In the UK, when we say 'I'm fine' it means exactly what it says. A person who answers the question 'How are you?' with the response 'I'm fine' is telling you that they are in good health and spirits. In fact, it is the standard positive response:
How are you?
I'm fine. How are you?
Without any further context or background information, you have no reason to suspect that there's a problem or that they are covering something up. It simply means 'I'm well'.
And to answer your additional question:
Q: "Is it true that, if you're really feeling fine, it's not normal to answer 'I'm fine', but normal answers are 'I'm good' or 'I'm pretty good', or 'I'm great', or 'I'm all right'?"
A: No, that's not true at all. If we are really feeling fine, we say 'I'm fine' or 'I'm very well'. Why shouldn't we? Fine means fine.

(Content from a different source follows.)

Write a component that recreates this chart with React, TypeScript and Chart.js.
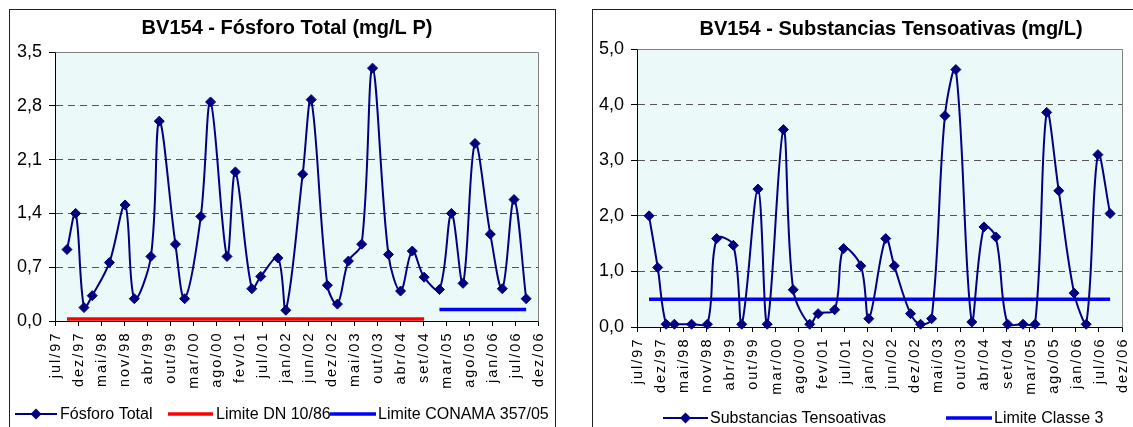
import { useEffect, useRef } from "react";
import { Chart, registerables } from "chart.js";

Chart.register(...registerables);

const FONT = "'Liberation Sans', Arial, Helvetica, sans-serif";

// Sampling dates, in days counted from 01/jul/1997 (start of the time axis)
const sampleDays = [
  86, 148, 208, 267, 390, 503, 569, 688, 748, 864, 930, 1046, 1116, 1234, 1294, 1412, 1476, 1599, 1656,
  1777, 1838, 1954, 2026, 2105, 2200, 2278, 2392, 2479, 2563, 2648, 2758, 2844, 2927, 3013, 3123, 3209,
  3293, 3380,
];

const fosforoTotal = [
  0.93, 1.4, 0.175, 0.33, 0.76, 1.51, 0.29, 0.84, 2.6, 1.0, 0.29, 1.36, 2.85, 0.84, 1.94, 0.42, 0.58, 0.82,
  0.14, 1.91, 2.88, 0.465, 0.22, 0.78, 1.0, 3.29, 0.865, 0.39, 0.91, 0.57, 0.41, 1.4, 0.49, 2.31, 1.13, 0.42,
  1.58, 0.29,
];

const limiteDN1086: (number | null)[] = [
  0.025, 0.025, 0.025, 0.025, 0.025, 0.025, 0.025, 0.025, 0.025, 0.025, 0.025, 0.025, 0.025, 0.025, 0.025,
  0.025, 0.025, 0.025, 0.025, 0.025, 0.025, 0.025, 0.025, 0.025, 0.025, 0.025, 0.025, 0.025, 0.025, 0.025,
  null, null, null, null, null, null, null, null,
];

const limiteConama35705: (number | null)[] = [
  null, null, null, null, null, null, null, null, null, null, null, null, null, null, null, null, null, null,
  null, null, null, null, null, null, null, null, null, null, null, null, 0.15, 0.15, 0.15, 0.15, 0.15, 0.15,
  0.15, 0.15,
];

const substanciasTensoativas = [
  2.0, 1.07, 0.05, 0.05, 0.05, 0.05, 1.59, 1.47, 0.05, 2.48, 0.05, 3.55, 0.67, 0.05, 0.24, 0.31, 1.41, 1.1,
  0.15, 1.59, 1.1, 0.24, 0.05, 0.15, 3.8, 4.63, 0.09, 1.8, 1.62, 0.05, 0.05, 0.05, 3.86, 2.45, 0.61, 0.05,
  3.1, 2.04,
];

const limiteClasse3 = [
  0.5, 0.5, 0.5, 0.5, 0.5, 0.5, 0.5, 0.5, 0.5, 0.5, 0.5, 0.5, 0.5, 0.5, 0.5, 0.5, 0.5, 0.5, 0.5, 0.5, 0.5,
  0.5, 0.5, 0.5, 0.5, 0.5, 0.5, 0.5, 0.5, 0.5, 0.5, 0.5, 0.5, 0.5, 0.5, 0.5, 0.5, 0.5,
];

const xTickLabels = [
  "jul/97", "dez/97", "mai/98", "nov/98", "abr/99", "out/99", "mar/00", "ago/00", "fev/01", "jul/01", "jan/02",
  "jun/02", "dez/02", "mai/03", "out/03", "abr/04", "set/04", "mar/05", "ago/05", "jan/06", "jul/06", "dez/06",
];
const xTickStepDays = 165;

const fosforoYTicks = [0, 0.7, 1.4, 2.1, 2.8, 3.5];
const tensoYTicks = [0, 1, 2, 3, 4, 5];

type LegendItem = { label: string; color: string; lineWidth: number; marker: boolean; x0: number; x1: number; tx: number };

type Spec = {
  left: number;
  top: number;
  width: number;
  height: number;
  padding: { left: number; top: number; right: number; bottom: number };
  yWidth: number;
  xHeight: number;
  title: string;
  titleX: number;
  titleY: number;
  yTicks: number[];
  datasets: any[];
  legend: LegendItem[];
  legendY: number;
};

const pts = (vals: (number | null)[]) => sampleDays.map((d, i) => ({ x: d, y: vals[i] }));

const mainSeries = (label: string, vals: number[]) => ({
  label,
  data: pts(vals),
  borderColor: "#000080",
  backgroundColor: "#000080",
  borderWidth: 2,
  pointStyle: "rectRot",
  pointRadius: 5,
  pointBorderWidth: 1,
  pointBorderColor: "#000080",
  pointBackgroundColor: "#000080",
  tension: 0.35,
  clip: false,
});

const limitSeries = (label: string, vals: (number | null)[], color: string) => ({
  label,
  data: pts(vals),
  borderColor: color,
  backgroundColor: color,
  borderWidth: 3.5,
  pointRadius: 0,
  tension: 0,
  spanGaps: false,
});

function decorPlugin(spec: Spec) {
  return {
    id: "decor",
    beforeDraw(chart: any) {
      const { ctx, chartArea: a } = chart;
      ctx.save();
      ctx.fillStyle = "#ebf9f9";
      ctx.fillRect(a.left, a.top, a.right - a.left, a.bottom - a.top);
      ctx.restore();
    },
    beforeDatasetsDraw(chart: any) {
      const { ctx, chartArea: a } = chart;
      ctx.save();
      ctx.strokeStyle = "#808080";
      ctx.lineWidth = 1;
      ctx.beginPath();
      const l = Math.round(a.left - 0.5) + 0.5;
      const t = Math.round(a.top - 0.5) + 0.5;
      const r = Math.round(a.right - 0.5) + 0.5;
      const b = Math.round(a.bottom - 0.5) + 0.5;
      ctx.moveTo(l, t);
      ctx.lineTo(r, t);
      ctx.lineTo(r, b);
      ctx.stroke();
      ctx.restore();
    },
    afterDraw(chart: any) {
      const { ctx, chartArea: a } = chart;
      const xs = chart.scales.x;
      // title
      ctx.save();
      ctx.fillStyle = "#000";
      ctx.font = `bold 20px ${FONT}`;
      ctx.textAlign = "center";
      ctx.textBaseline = "alphabetic";
      ctx.fillText(spec.title, spec.titleX, spec.titleY);
      ctx.restore();
      // x tick labels (vertical)
      ctx.save();
      ctx.fillStyle = "#000";
      ctx.font = `14.5px ${FONT}`;
      (ctx as any).letterSpacing = "2px";
      ctx.textAlign = "right";
      ctx.textBaseline = "middle";
      xTickLabels.forEach((lab, i) => {
        const px = xs.getPixelForValue(i * xTickStepDays);
        ctx.save();
        ctx.translate(px + 1, a.bottom + 10.5);
        ctx.rotate(-Math.PI / 2);
        ctx.fillText(lab, 0, 0);
        ctx.restore();
      });
      ctx.restore();
      // legend
      ctx.save();
      spec.legend.forEach((it) => {
        ctx.strokeStyle = it.color;
        ctx.lineWidth = it.lineWidth;
        ctx.beginPath();
        ctx.moveTo(it.x0, spec.legendY);
        ctx.lineTo(it.x1, spec.legendY);
        ctx.stroke();
        if (it.marker) {
          const cx = (it.x0 + it.x1) / 2;
          const r = 5.5;
          ctx.fillStyle = it.color;
          ctx.beginPath();
          ctx.moveTo(cx - r, spec.legendY);
          ctx.lineTo(cx, spec.legendY - r);
          ctx.lineTo(cx + r, spec.legendY);
          ctx.lineTo(cx, spec.legendY + r);
          ctx.closePath();
          ctx.fill();
        }
        ctx.fillStyle = "#000";
        ctx.font = `16px ${FONT}`;
        ctx.textAlign = "left";
        ctx.textBaseline = "middle";
        ctx.fillText(it.label, it.tx, spec.legendY + 1);
      });
      ctx.restore();
    },
  };
}

function buildConfig(spec: Spec): any {
  const yMax = spec.yTicks[spec.yTicks.length - 1];
  return {
    type: "line",
    data: { datasets: spec.datasets },
    options: {
      animation: false,
      responsive: false,
      devicePixelRatio: 1,
      layout: { padding: spec.padding },
      plugins: { legend: { display: false }, title: { display: false }, tooltip: { enabled: false } },
      scales: {
        x: {
          type: "linear",
          min: 0,
          max: (xTickLabels.length - 1) * xTickStepDays,
          afterBuildTicks: (s: any) => {
            s.ticks = xTickLabels.map((_, i) => ({ value: i * xTickStepDays }));
          },
          afterFit: (s: any) => {
            s.height = spec.xHeight;
          },
          ticks: { display: false },
          grid: {
            drawOnChartArea: false,
            drawTicks: true,
            tickLength: 5,
            tickColor: "#000",
            tickWidth: 1,
            color: "#000",
          },
          border: { display: true, color: "#000", width: 1 },
        },
        y: {
          type: "linear",
          min: 0,
          max: yMax,
          afterBuildTicks: (s: any) => {
            s.ticks = spec.yTicks.map((v) => ({ value: v }));
          },
          afterFit: (s: any) => {
            s.width = spec.yWidth;
          },
          ticks: {
            color: "#000",
            font: { size: 18, family: FONT },
            padding: 7,
            callback: (v: number) => Number(v).toFixed(1).replace(".", ","),
          },
          grid: {
            drawOnChartArea: true,
            drawTicks: true,
            tickLength: 6,
            tickColor: "#000",
            tickWidth: 1,
            tickBorderDash: [],
            lineWidth: 1,
            color: (c: any) =>
              c.tick && (c.tick.value === 0 || Math.abs(c.tick.value - yMax) < 1e-9) ? "rgba(0,0,0,0)" : "#555",
          },
          border: { display: true, color: "#000", width: 1, dash: [7, 5] },
        },
      },
    },
    plugins: [decorPlugin(spec)],
  };
}

const leftSpec: Spec = {
  left: 10,
  top: 10,
  width: 545,
  height: 417,
  padding: { left: 0, top: 42, right: 17, bottom: 86 },
  yWidth: 45,
  xHeight: 20,
  title: "BV154 - Fósforo Total (mg/L P)",
  titleX: 277,
  titleY: 23.5,
  yTicks: fosforoYTicks,
  datasets: [
    mainSeries("Fósforo Total", fosforoTotal),
    limitSeries("Limite DN 10/86", limiteDN1086, "#ff0000"),
    limitSeries("Limite CONAMA 357/05", limiteConama35705, "#0000ff"),
  ],
  legend: [
    { label: "Fósforo Total", color: "#000080", lineWidth: 2, marker: true, x0: 5, x1: 47, tx: 50 },
    { label: "Limite DN 10/86", color: "#ff0000", lineWidth: 3.5, marker: false, x0: 158, x1: 203, tx: 206 },
    { label: "Limite CONAMA 357/05", color: "#0000ff", lineWidth: 3.5, marker: false, x0: 320, x1: 366, tx: 368 },
  ],
  legendY: 404,
};

const rightSpec: Spec = {
  left: 593,
  top: 10,
  width: 540,
  height: 417,
  padding: { left: 0, top: 39, right: 11, bottom: 80 },
  yWidth: 44,
  xHeight: 20,
  title: "BV154 - Substancias Tensoativas (mg/L)",
  titleX: 298,
  titleY: 24.5,
  yTicks: tensoYTicks,
  datasets: [
    mainSeries("Substancias Tensoativas", substanciasTensoativas),
    limitSeries("Limite Classe 3", limiteClasse3, "#0000ff"),
  ],
  legend: [
    { label: "Substancias Tensoativas", color: "#000080", lineWidth: 2, marker: true, x0: 70, x1: 115, tx: 117 },
    { label: "Limite Classe 3", color: "#0000ff", lineWidth: 3.5, marker: false, x0: 353, x1: 399, tx: 401 },
  ],
  legendY: 408,
};

function ChartCanvas({ spec }: { spec: Spec }) {
  const ref = useRef<HTMLCanvasElement>(null);
  useEffect(() => {
    if (!ref.current) return;
    const chart = new Chart(ref.current, buildConfig(spec));
    return () => chart.destroy();
  }, [spec]);
  return (
    <canvas
      ref={ref}
      width={spec.width}
      height={spec.height}
      style={{ position: "absolute", left: spec.left, top: spec.top, width: spec.width, height: spec.height }}
    />
  );
}

export default function App() {
  return (
    <div
      style={{
        position: "fixed",
        left: 0,
        top: 0,
        width: 1133,
        height: 427,
        overflow: "hidden",
        background: "#fff",
      }}
    >
      <div
        style={{
          position: "absolute",
          left: 9,
          top: 9,
          width: 547,
          height: 440,
          boxSizing: "border-box",
          border: "1px solid #222",
        }}
      />
      <div
        style={{
          position: "absolute",
          left: 592,
          top: 9,
          width: 560,
          height: 440,
          boxSizing: "border-box",
          border: "1px solid #222",
        }}
      />
      <ChartCanvas spec={leftSpec} />
      <ChartCanvas spec={rightSpec} />
    </div>
  );
}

'I'm good' and 'I'm pretty good' are American-style answers that have taken hold in the UK over recent years, but they're mainly used by younger people. It doesn't seem natural to me to say either of those. For me, and for most GBE speakers of my generation, if a person is 'good' it refers to their skills or behaviour, not their state of health.
'I'm all right'. No. This is what we tend to say when we aren't fine. 'OK' and 'all right' are in the 'così così' range of responses. If we have been unwell or had any kind of misfortune, we say 'I'm all right'. When a colleague returns to work after an illness, well enough to work but not completely recovered, they'd respond to the inevitable "How are you's" with 'I'm all right'. Likewise a colleague returning to work after a bereavement would respond to your concern by saying 'I'm all right'. Obviously, they are not 'fine', but they are coping. They're not well, but they are all right.
As Paul says, it would be interesting at this point to hear what some AE speakers have to add to this.